◆ **Instructions for the task**
Restate the whole of the material. Keep every word, and drop the pictures.

◆ **Supplied data**
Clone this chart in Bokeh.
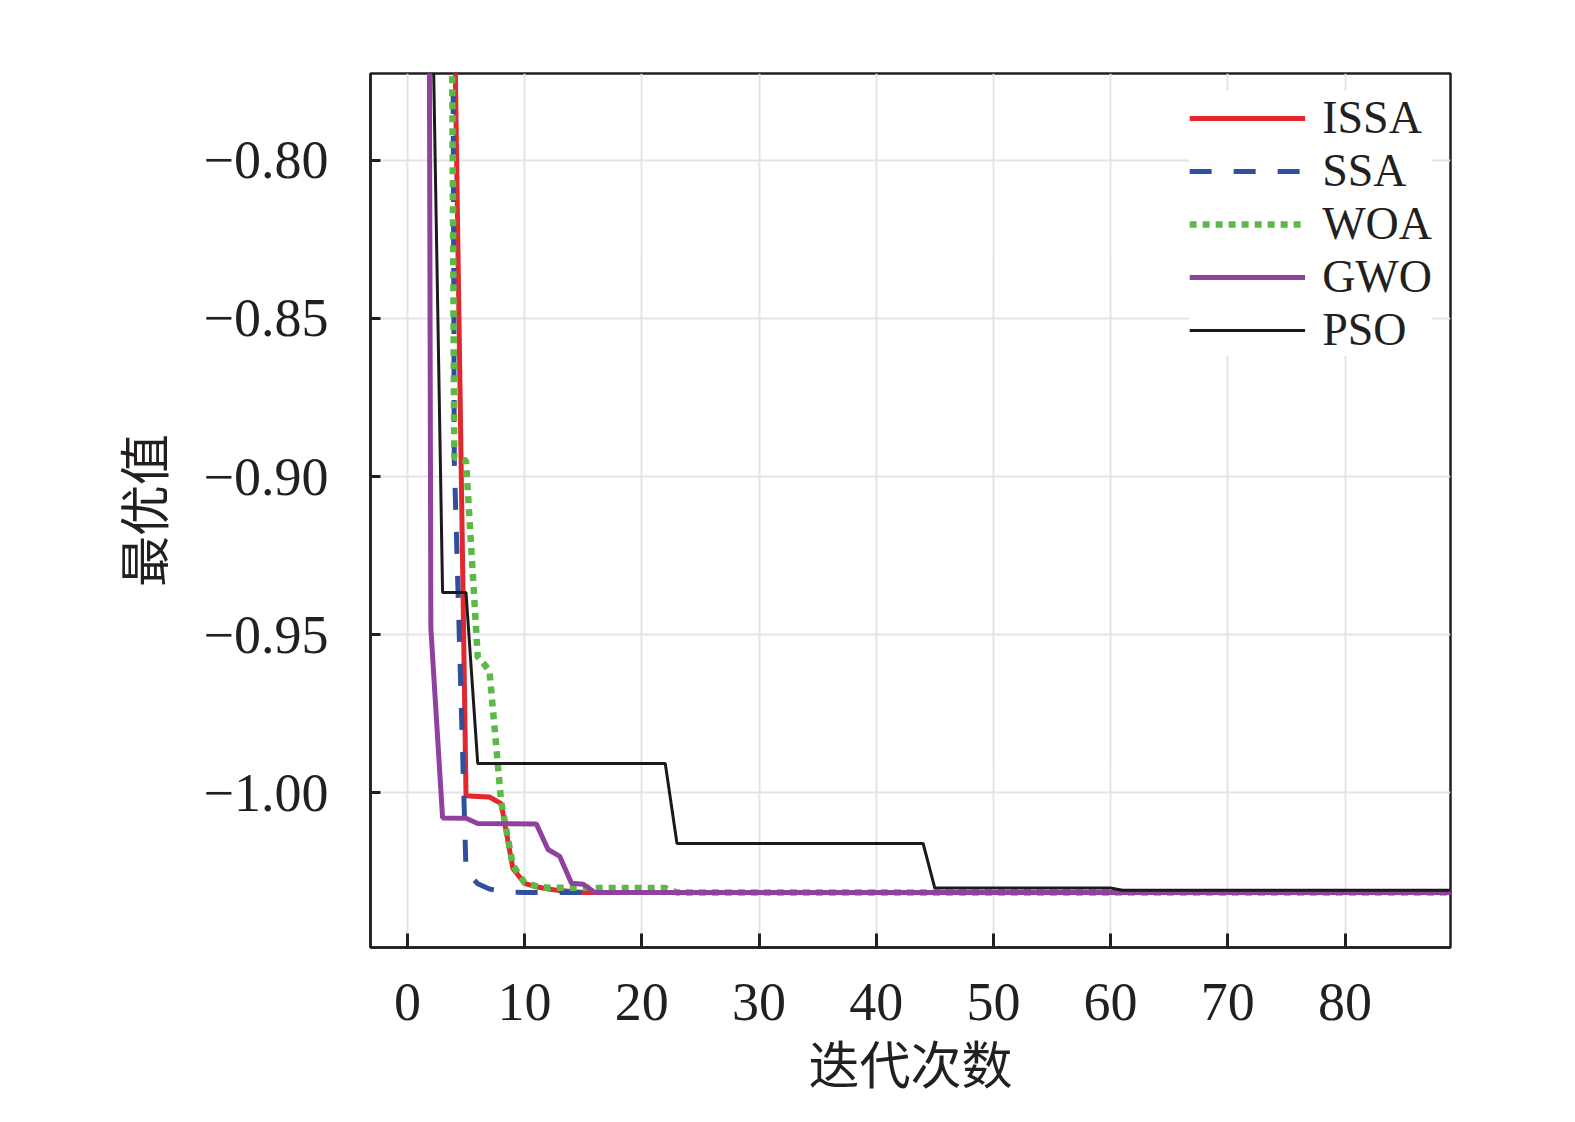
from bokeh.plotting import figure
from bokeh.models import Range1d, FixedTicker, CustomJSTickFormatter, Legend, LegendItem
from bokeh.embed import file_html
from bokeh.resources import INLINE

# ---- data ----
series_names = ["ISSA", "SSA", "WOA", "GWO", "PSO"]

issa_x = [1, 2, 3, 4, 5, 6, 7, 8, 9, 10, 11, 12, 13, 14, 15, 90]
issa_y = [-0.35, -0.55, -0.68, -0.75, -1.0010, -1.0012, -1.0014, -1.0035, -1.0240,
          -1.0287, -1.0298, -1.0305, -1.0310, -1.0313, -1.0316, -1.0316]

ssa_x = [1, 2, 3, 4, 5, 6, 7, 8, 9, 10, 90]
ssa_y = [0.3, 0.3, 0.3, -0.895, -1.0250, -1.0288, -1.0305, -1.0312, -1.0315, -1.0316, -1.0316]

woa_x = [1, 2, 3, 4, 5, 6, 7, 8, 9, 10, 11, 12, 22, 23, 90]
woa_y = [0.3, 0.1, -0.2, -0.894, -0.895, -0.957, -0.9614, -1.0030, -1.0230, -1.0285,
         -1.0296, -1.0301, -1.0302, -1.0316, -1.0316]

gwo_x = [1, 2, 3, 5, 6, 11, 12, 13, 14, 15, 16, 90]
gwo_y = [0.5, -0.948, -1.0080, -1.0081, -1.0098, -1.0099, -1.0180, -1.0202, -1.0287,
         -1.0290, -1.0316, -1.0316]

pso_x = [1, 2, 3, 5, 6, 22, 23, 44, 45, 60, 61, 90]
pso_y = [0.2, -0.72, -0.9367, -0.9367, -0.9908, -0.9908, -1.0161, -1.0161, -1.0302,
         -1.0302, -1.0309, -1.0309]

x_ticks = [0, 10, 20, 30, 40, 50, 60, 70, 80]
y_ticks = [-1.00, -0.95, -0.90, -0.85, -0.80]
y_tick_labels = ["\u22121.00", "\u22120.95", "\u22120.90", "\u22120.85", "\u22120.80"]

x_title = "迭代次数"
y_title = "最优值"

# ---- figure ----
W, H = 1559, 1106
p = figure(width=W, height=H, output_backend="svg", toolbar_location=None,
           x_range=Range1d(-3.15, 89.0), y_range=Range1d(-1.049, -0.7725),
           min_border_left=370, min_border_right=109, min_border_top=73, min_border_bottom=159)

p.background_fill_color = "white"
p.border_fill_color = "white"
p.outline_line_color = "#231f20"
p.outline_line_width = 2.5
p.outline_line_alpha = 1.0

serif = "Liberation Serif"
cjk = "Liberation Serif, Noto Sans CJK SC"

for ax in (p.xaxis[0], p.yaxis[0]):
    ax.axis_line_color = "#231f20"
    ax.axis_line_width = 2.5
    ax.major_tick_line_color = "#231f20"
    ax.major_tick_line_width = 3
    ax.major_tick_out = 0
    ax.minor_tick_line_color = None
    ax.major_label_text_font = serif
    ax.major_label_text_font_size = "54px"
    ax.major_label_text_color = "#231f20"
    ax.axis_label_text_font = cjk
    ax.axis_label_text_font_size = "51px"
    ax.axis_label_text_font_style = "normal"
    ax.axis_label_text_color = "#231f20"

p.xaxis[0].ticker = FixedTicker(ticks=x_ticks)
p.xaxis[0].major_tick_in = 14
p.xaxis[0].major_label_standoff = 36
p.xaxis[0].axis_label = x_title
p.xaxis[0].axis_label_standoff = 16

p.yaxis[0].ticker = FixedTicker(ticks=y_ticks)
p.yaxis[0].major_tick_in = 10
p.yaxis[0].major_label_standoff = 42
p.yaxis[0].formatter = CustomJSTickFormatter(
    args=dict(vals=y_ticks, labs=y_tick_labels),
    code="""
    let best = 0, d = 1e9;
    for (let i = 0; i < vals.length; i++) {
        const e = Math.abs(vals[i] - tick);
        if (e < d) { d = e; best = i; }
    }
    return labs[best];
    """)
p.yaxis[0].axis_label = y_title
p.yaxis[0].axis_label_standoff = 26

p.grid.grid_line_color = "#e4e4e4"
p.grid.grid_line_width = 2
p.xgrid.ticker = FixedTicker(ticks=x_ticks)
p.ygrid.ticker = FixedTicker(ticks=y_ticks)

r_issa = p.line(issa_x, issa_y, line_color="#e0282e", line_width=5)
r_ssa = p.line(ssa_x, ssa_y, line_color="#2f4f9f", line_width=5, line_dash="22 22")
r_woa = p.line(woa_x, woa_y, line_color="#5cb947", line_width=6.5, line_dash="7 6")
r_gwo = p.line(gwo_x, gwo_y, line_color="#90419e", line_width=5)
r_pso = p.line(pso_x, pso_y, line_color="#1a1a1a", line_width=3)

legend = Legend(items=[LegendItem(label=n, renderers=[r]) for n, r in
                       zip(series_names, [r_issa, r_ssa, r_woa, r_gwo, r_pso])],
                location="top_right")
legend.label_text_font = serif
legend.label_text_font_size = "46px"
legend.label_text_color = "#231f20"
legend.glyph_width = 116
legend.glyph_height = 20
legend.label_height = 20
legend.label_standoff = 17
legend.spacing = 0
legend.padding = 10
legend.margin = 18
legend.border_line_color = None
legend.background_fill_color = "white"
legend.background_fill_alpha = 1.0
p.add_layout(legend)

open("out.html", "w").write(file_html(p, INLINE))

◆ **Complete output**
Clone this chart in Bokeh.
from bokeh.plotting import figure
from bokeh.models import Range1d, FixedTicker, CustomJSTickFormatter, Legend, LegendItem
from bokeh.embed import file_html
from bokeh.resources import INLINE

# ---- data ----
series_names = ["ISSA", "SSA", "WOA", "GWO", "PSO"]

issa_x = [1, 2, 3, 4, 5, 6, 7, 8, 9, 10, 11, 12, 13, 14, 15, 90]
issa_y = [-0.35, -0.55, -0.68, -0.75, -1.0010, -1.0012, -1.0014, -1.0035, -1.0240,
          -1.0287, -1.0298, -1.0305, -1.0310, -1.0313, -1.0316, -1.0316]

ssa_x = [1, 2, 3, 4, 5, 6, 7, 8, 9, 10, 90]
ssa_y = [0.3, 0.3, 0.3, -0.895, -1.0250, -1.0288, -1.0305, -1.0312, -1.0315, -1.0316, -1.0316]

woa_x = [1, 2, 3, 4, 5, 6, 7, 8, 9, 10, 11, 12, 22, 23, 90]
woa_y = [0.3, 0.1, -0.2, -0.894, -0.895, -0.957, -0.9614, -1.0030, -1.0230, -1.0285,
         -1.0296, -1.0301, -1.0302, -1.0316, -1.0316]

gwo_x = [1, 2, 3, 5, 6, 11, 12, 13, 14, 15, 16, 90]
gwo_y = [0.5, -0.948, -1.0080, -1.0081, -1.0098, -1.0099, -1.0180, -1.0202, -1.0287,
         -1.0290, -1.0316, -1.0316]

pso_x = [1, 2, 3, 5, 6, 22, 23, 44, 45, 60, 61, 90]
pso_y = [0.2, -0.72, -0.9367, -0.9367, -0.9908, -0.9908, -1.0161, -1.0161, -1.0302,
         -1.0302, -1.0309, -1.0309]

x_ticks = [0, 10, 20, 30, 40, 50, 60, 70, 80]
y_ticks = [-1.00, -0.95, -0.90, -0.85, -0.80]
y_tick_labels = ["\u22121.00", "\u22120.95", "\u22120.90", "\u22120.85", "\u22120.80"]

x_title = "迭代次数"
y_title = "最优值"

# ---- figure ----
W, H = 1559, 1106
p = figure(width=W, height=H, output_backend="svg", toolbar_location=None,
           x_range=Range1d(-3.15, 89.0), y_range=Range1d(-1.049, -0.7725),
           min_border_left=370, min_border_right=109, min_border_top=73, min_border_bottom=159)

p.background_fill_color = "white"
p.border_fill_color = "white"
p.outline_line_color = "#231f20"
p.outline_line_width = 2.5
p.outline_line_alpha = 1.0

serif = "Liberation Serif"
cjk = "Liberation Serif, Noto Sans CJK SC"

for ax in (p.xaxis[0], p.yaxis[0]):
    ax.axis_line_color = "#231f20"
    ax.axis_line_width = 2.5
    ax.major_tick_line_color = "#231f20"
    ax.major_tick_line_width = 3
    ax.major_tick_out = 0
    ax.minor_tick_line_color = None
    ax.major_label_text_font = serif
    ax.major_label_text_font_size = "54px"
    ax.major_label_text_color = "#231f20"
    ax.axis_label_text_font = cjk
    ax.axis_label_text_font_size = "51px"
    ax.axis_label_text_font_style = "normal"
    ax.axis_label_text_color = "#231f20"

p.xaxis[0].ticker = FixedTicker(ticks=x_ticks)
p.xaxis[0].major_tick_in = 14
p.xaxis[0].major_label_standoff = 36
p.xaxis[0].axis_label = x_title
p.xaxis[0].axis_label_standoff = 16

p.yaxis[0].ticker = FixedTicker(ticks=y_ticks)
p.yaxis[0].major_tick_in = 10
p.yaxis[0].major_label_standoff = 42
p.yaxis[0].formatter = CustomJSTickFormatter(
    args=dict(vals=y_ticks, labs=y_tick_labels),
    code="""
    let best = 0, d = 1e9;
    for (let i = 0; i < vals.length; i++) {
        const e = Math.abs(vals[i] - tick);
        if (e < d) { d = e; best = i; }
    }
    return labs[best];
    """)
p.yaxis[0].axis_label = y_title
p.yaxis[0].axis_label_standoff = 26

p.grid.grid_line_color = "#e4e4e4"
p.grid.grid_line_width = 2
p.xgrid.ticker = FixedTicker(ticks=x_ticks)
p.ygrid.ticker = FixedTicker(ticks=y_ticks)

r_issa = p.line(issa_x, issa_y, line_color="#e0282e", line_width=5)
r_ssa = p.line(ssa_x, ssa_y, line_color="#2f4f9f", line_width=5, line_dash="22 22")
r_woa = p.line(woa_x, woa_y, line_color="#5cb947", line_width=6.5, line_dash="7 6")
r_gwo = p.line(gwo_x, gwo_y, line_color="#90419e", line_width=5)
r_pso = p.line(pso_x, pso_y, line_color="#1a1a1a", line_width=3)

legend = Legend(items=[LegendItem(label=n, renderers=[r]) for n, r in
                       zip(series_names, [r_issa, r_ssa, r_woa, r_gwo, r_pso])],
                location="top_right")
legend.label_text_font = serif
legend.label_text_font_size = "46px"
legend.label_text_color = "#231f20"
legend.glyph_width = 116
legend.glyph_height = 20
legend.label_height = 20
legend.label_standoff = 17
legend.spacing = 0
legend.padding = 10
legend.margin = 18
legend.border_line_color = None
legend.background_fill_color = "white"
legend.background_fill_alpha = 1.0
p.add_layout(legend)

open("out.html", "w").write(file_html(p, INLINE))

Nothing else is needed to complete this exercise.